Exercise aim — Write out the data again exactly, skipping every picture.

Data shown —
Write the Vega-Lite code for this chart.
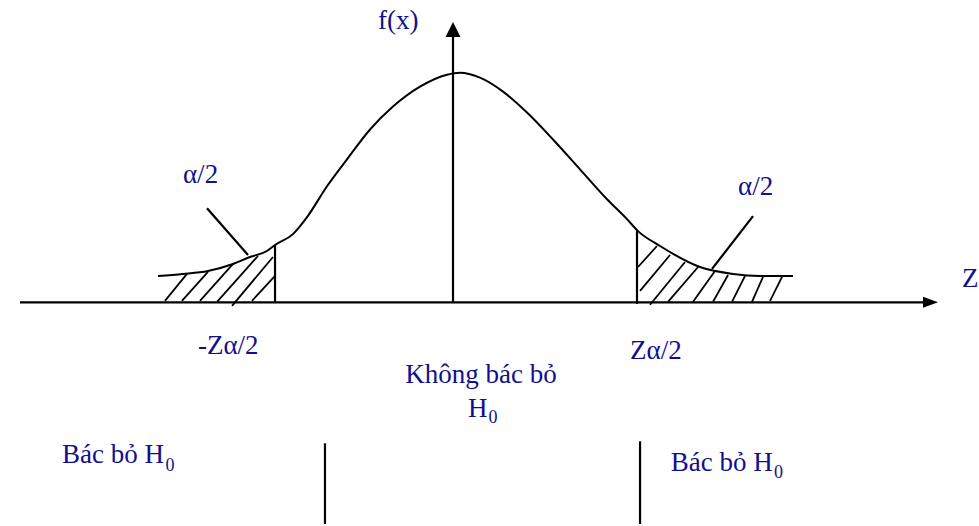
{
  "$schema": "https://vega.github.io/schema/vega-lite/v6.json",
  "width": 979,
  "height": 526,
  "padding": 0,
  "autosize": {"type": "fit", "contains": "padding"},
  "background": "white",
  "view": {"stroke": null},
  "config": {"text": {"font": "Liberation Serif", "fontSize": 27, "color": "#10108f", "align": "left", "baseline": "alphabetic"}},
  "datasets": {
    "curve": [
      {"z": -3.189, "f": 0.0461}, {"z": -2.919, "f": 0.0496}, {"z": -2.649, "f": 0.0548},
      {"z": -2.378, "f": 0.0670}, {"z": -2.195, "f": 0.0791}, {"z": -2.011, "f": 0.0896},
      {"z": -1.924, "f": 0.1000}, {"z": -1.730, "f": 0.1191}, {"z": -1.578, "f": 0.1487},
      {"z": -1.362, "f": 0.2026}, {"z": -1.146, "f": 0.2496}, {"z": -0.897, "f": 0.3017},
      {"z": -0.649, "f": 0.3417}, {"z": -0.357, "f": 0.3765}, {"z": -0.065, "f": 0.3974},
      {"z": 0.076, "f": 0.4009}, {"z": 0.292, "f": 0.3922}, {"z": 0.541, "f": 0.3678},
      {"z": 0.800, "f": 0.3313}, {"z": 1.081, "f": 0.2843}, {"z": 1.373, "f": 0.2322},
      {"z": 1.665, "f": 0.1800}, {"z": 1.881, "f": 0.1452}, {"z": 2.000, "f": 0.1243},
      {"z": 2.238, "f": 0.0983}, {"z": 2.670, "f": 0.0617}, {"z": 3.027, "f": 0.0496},
      {"z": 3.319, "f": 0.0461}, {"z": 3.676, "f": 0.0461}
    ],
    "lines": [
      {"part": "z axis", "x": -4.681, "y": 0, "x2": 5.081, "y2": 0},
      {"part": "f axis", "x": 0, "y": 0, "x2": 0, "y2": 0.4635},
      {"part": "left critical", "x": -1.924, "y": 0, "x2": -1.924, "y2": 0.1},
      {"part": "right critical", "x": 1.989, "y": -0.003, "x2": 1.989, "y2": 0.1243},
      {"part": "left leader", "x": -2.659, "y": 0.1643, "x2": -2.216, "y2": 0.0826},
      {"part": "right leader", "x": 3.243, "y": 0.1504, "x2": 2.8, "y2": 0.0583},
      {"part": "bottom left", "x": -1.384, "y": -0.2461, "x2": -1.384, "y2": -0.387},
      {"part": "bottom right", "x": 2.022, "y": -0.2426, "x2": 2.022, "y2": -0.387}
    ],
    "hatch": [
      {"x": -3.114, "y": 0.0026, "x2": -2.876, "y2": 0.0496},
      {"x": -2.930, "y": 0.0026, "x2": -2.649, "y2": 0.0530},
      {"x": -2.735, "y": 0.0026, "x2": -2.378, "y2": 0.0670},
      {"x": -2.551, "y": 0.0009, "x2": -2.108, "y2": 0.0809},
      {"x": -2.389, "y": -0.0061, "x2": -1.946, "y2": 0.0791},
      {"x": -2.173, "y": 0.0026, "x2": -1.924, "y2": 0.0461},
      {"x": 2.000, "y": 0.0617, "x2": 2.205, "y2": 0.0983},
      {"x": 2.022, "y": 0.0200, "x2": 2.346, "y2": 0.0826},
      {"x": 2.130, "y": -0.0043, "x2": 2.508, "y2": 0.0704},
      {"x": 2.324, "y": 0.0009, "x2": 2.649, "y2": 0.0617},
      {"x": 2.595, "y": 0.0009, "x2": 2.832, "y2": 0.0548},
      {"x": 2.811, "y": 0.0009, "x2": 2.973, "y2": 0.0478},
      {"x": 3.016, "y": 0.0009, "x2": 3.157, "y2": 0.0461},
      {"x": 3.232, "y": 0.0009, "x2": 3.351, "y2": 0.0443},
      {"x": 3.427, "y": 0.0026, "x2": 3.557, "y2": 0.0443}
    ],
    "arrowRight": [{"x": 5.162, "y": 0}],
    "arrowUp": [{"x": 0, "y": 0.4765}],
    "labels": [
      {"text": "f(x)", "x": -0.811, "y": 0.4774},
      {"text": "α/2", "x": -2.919, "y": 0.2078},
      {"text": "α/2", "x": 3.081, "y": 0.187},
      {"text": "Z", "x": 5.503, "y": 0.027},
      {"text": "-Zα/2", "x": -2.757, "y": -0.0896},
      {"text": "Zα/2", "x": 1.914, "y": -0.0995},
      {"text": "Không bác bỏ", "x": -0.517, "y": -0.1417},
      {"text": "H", "x": 0.162, "y": -0.1997},
      {"text": "Bác bỏ H", "x": -4.227, "y": -0.2809},
      {"text": "Bác bỏ H", "x": 2.354, "y": -0.2943}
    ],
    "subscripts": [
      {"text": "0", "x": 0.384, "y": -0.2101},
      {"text": "0", "x": -3.108, "y": -0.2936},
      {"text": "0", "x": 3.47, "y": -0.307}
    ]
  },
  "encoding": {
    "x": {"field": "x", "type": "quantitative", "axis": null, "scale": {"domain": [-4.897, 5.686], "nice": false, "zero": false}},
    "y": {"field": "y", "type": "quantitative", "axis": null, "scale": {"domain": [-0.387, 0.5278], "nice": false, "zero": false}}
  },
  "layer": [
    {
      "data": {"name": "curve"},
      "mark": {"type": "line", "color": "black", "strokeWidth": 2, "interpolate": "monotone"},
      "encoding": {
        "x": {"field": "z", "type": "quantitative"},
        "y": {"field": "f", "type": "quantitative"}
      }
    },
    {
      "data": {"name": "lines"},
      "mark": {"type": "rule", "color": "black", "strokeWidth": 2.2},
      "encoding": {
        "x2": {"field": "x2"},
        "y2": {"field": "y2"}
      }
    },
    {
      "data": {"name": "hatch"},
      "mark": {"type": "rule", "color": "black", "strokeWidth": 1.8},
      "encoding": {
        "x2": {"field": "x2"},
        "y2": {"field": "y2"}
      }
    },
    {
      "data": {"name": "arrowRight"},
      "mark": {"type": "point", "shape": "M-1,-0.73L1,0L-1,0.73Z", "size": 225, "filled": true, "color": "black", "opacity": 1}
    },
    {
      "data": {"name": "arrowUp"},
      "mark": {"type": "point", "shape": "M-1,1L0,-1L1,1Z", "size": 225, "filled": true, "color": "black", "opacity": 1}
    },
    {
      "data": {"name": "labels"},
      "mark": {"type": "text"},
      "encoding": {"text": {"field": "text"}}
    },
    {
      "data": {"name": "subscripts"},
      "mark": {"type": "text", "fontSize": 18},
      "encoding": {"text": {"field": "text"}}
    }
  ]
}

Full response —
Write the Vega-Lite code for this chart.
{
  "$schema": "https://vega.github.io/schema/vega-lite/v6.json",
  "width": 979,
  "height": 526,
  "padding": 0,
  "autosize": {"type": "fit", "contains": "padding"},
  "background": "white",
  "view": {"stroke": null},
  "config": {"text": {"font": "Liberation Serif", "fontSize": 27, "color": "#10108f", "align": "left", "baseline": "alphabetic"}},
  "datasets": {
    "curve": [
      {"z": -3.189, "f": 0.0461}, {"z": -2.919, "f": 0.0496}, {"z": -2.649, "f": 0.0548},
      {"z": -2.378, "f": 0.0670}, {"z": -2.195, "f": 0.0791}, {"z": -2.011, "f": 0.0896},
      {"z": -1.924, "f": 0.1000}, {"z": -1.730, "f": 0.1191}, {"z": -1.578, "f": 0.1487},
      {"z": -1.362, "f": 0.2026}, {"z": -1.146, "f": 0.2496}, {"z": -0.897, "f": 0.3017},
      {"z": -0.649, "f": 0.3417}, {"z": -0.357, "f": 0.3765}, {"z": -0.065, "f": 0.3974},
      {"z": 0.076, "f": 0.4009}, {"z": 0.292, "f": 0.3922}, {"z": 0.541, "f": 0.3678},
      {"z": 0.800, "f": 0.3313}, {"z": 1.081, "f": 0.2843}, {"z": 1.373, "f": 0.2322},
      {"z": 1.665, "f": 0.1800}, {"z": 1.881, "f": 0.1452}, {"z": 2.000, "f": 0.1243},
      {"z": 2.238, "f": 0.0983}, {"z": 2.670, "f": 0.0617}, {"z": 3.027, "f": 0.0496},
      {"z": 3.319, "f": 0.0461}, {"z": 3.676, "f": 0.0461}
    ],
    "lines": [
      {"part": "z axis", "x": -4.681, "y": 0, "x2": 5.081, "y2": 0},
      {"part": "f axis", "x": 0, "y": 0, "x2": 0, "y2": 0.4635},
      {"part": "left critical", "x": -1.924, "y": 0, "x2": -1.924, "y2": 0.1},
      {"part": "right critical", "x": 1.989, "y": -0.003, "x2": 1.989, "y2": 0.1243},
      {"part": "left leader", "x": -2.659, "y": 0.1643, "x2": -2.216, "y2": 0.0826},
      {"part": "right leader", "x": 3.243, "y": 0.1504, "x2": 2.8, "y2": 0.0583},
      {"part": "bottom left", "x": -1.384, "y": -0.2461, "x2": -1.384, "y2": -0.387},
      {"part": "bottom right", "x": 2.022, "y": -0.2426, "x2": 2.022, "y2": -0.387}
    ],
    "hatch": [
      {"x": -3.114, "y": 0.0026, "x2": -2.876, "y2": 0.0496},
      {"x": -2.930, "y": 0.0026, "x2": -2.649, "y2": 0.0530},
      {"x": -2.735, "y": 0.0026, "x2": -2.378, "y2": 0.0670},
      {"x": -2.551, "y": 0.0009, "x2": -2.108, "y2": 0.0809},
      {"x": -2.389, "y": -0.0061, "x2": -1.946, "y2": 0.0791},
      {"x": -2.173, "y": 0.0026, "x2": -1.924, "y2": 0.0461},
      {"x": 2.000, "y": 0.0617, "x2": 2.205, "y2": 0.0983},
      {"x": 2.022, "y": 0.0200, "x2": 2.346, "y2": 0.0826},
      {"x": 2.130, "y": -0.0043, "x2": 2.508, "y2": 0.0704},
      {"x": 2.324, "y": 0.0009, "x2": 2.649, "y2": 0.0617},
      {"x": 2.595, "y": 0.0009, "x2": 2.832, "y2": 0.0548},
      {"x": 2.811, "y": 0.0009, "x2": 2.973, "y2": 0.0478},
      {"x": 3.016, "y": 0.0009, "x2": 3.157, "y2": 0.0461},
      {"x": 3.232, "y": 0.0009, "x2": 3.351, "y2": 0.0443},
      {"x": 3.427, "y": 0.0026, "x2": 3.557, "y2": 0.0443}
    ],
    "arrowRight": [{"x": 5.162, "y": 0}],
    "arrowUp": [{"x": 0, "y": 0.4765}],
    "labels": [
      {"text": "f(x)", "x": -0.811, "y": 0.4774},
      {"text": "α/2", "x": -2.919, "y": 0.2078},
      {"text": "α/2", "x": 3.081, "y": 0.187},
      {"text": "Z", "x": 5.503, "y": 0.027},
      {"text": "-Zα/2", "x": -2.757, "y": -0.0896},
      {"text": "Zα/2", "x": 1.914, "y": -0.0995},
      {"text": "Không bác bỏ", "x": -0.517, "y": -0.1417},
      {"text": "H", "x": 0.162, "y": -0.1997},
      {"text": "Bác bỏ H", "x": -4.227, "y": -0.2809},
      {"text": "Bác bỏ H", "x": 2.354, "y": -0.2943}
    ],
    "subscripts": [
      {"text": "0", "x": 0.384, "y": -0.2101},
      {"text": "0", "x": -3.108, "y": -0.2936},
      {"text": "0", "x": 3.47, "y": -0.307}
    ]
  },
  "encoding": {
    "x": {"field": "x", "type": "quantitative", "axis": null, "scale": {"domain": [-4.897, 5.686], "nice": false, "zero": false}},
    "y": {"field": "y", "type": "quantitative", "axis": null, "scale": {"domain": [-0.387, 0.5278], "nice": false, "zero": false}}
  },
  "layer": [
    {
      "data": {"name": "curve"},
      "mark": {"type": "line", "color": "black", "strokeWidth": 2, "interpolate": "monotone"},
      "encoding": {
        "x": {"field": "z", "type": "quantitative"},
        "y": {"field": "f", "type": "quantitative"}
      }
    },
    {
      "data": {"name": "lines"},
      "mark": {"type": "rule", "color": "black", "strokeWidth": 2.2},
      "encoding": {
        "x2": {"field": "x2"},
        "y2": {"field": "y2"}
      }
    },
    {
      "data": {"name": "hatch"},
      "mark": {"type": "rule", "color": "black", "strokeWidth": 1.8},
      "encoding": {
        "x2": {"field": "x2"},
        "y2": {"field": "y2"}
      }
    },
    {
      "data": {"name": "arrowRight"},
      "mark": {"type": "point", "shape": "M-1,-0.73L1,0L-1,0.73Z", "size": 225, "filled": true, "color": "black", "opacity": 1}
    },
    {
      "data": {"name": "arrowUp"},
      "mark": {"type": "point", "shape": "M-1,1L0,-1L1,1Z", "size": 225, "filled": true, "color": "black", "opacity": 1}
    },
    {
      "data": {"name": "labels"},
      "mark": {"type": "text"},
      "encoding": {"text": {"field": "text"}}
    },
    {
      "data": {"name": "subscripts"},
      "mark": {"type": "text", "fontSize": 18},
      "encoding": {"text": {"field": "text"}}
    }
  ]
}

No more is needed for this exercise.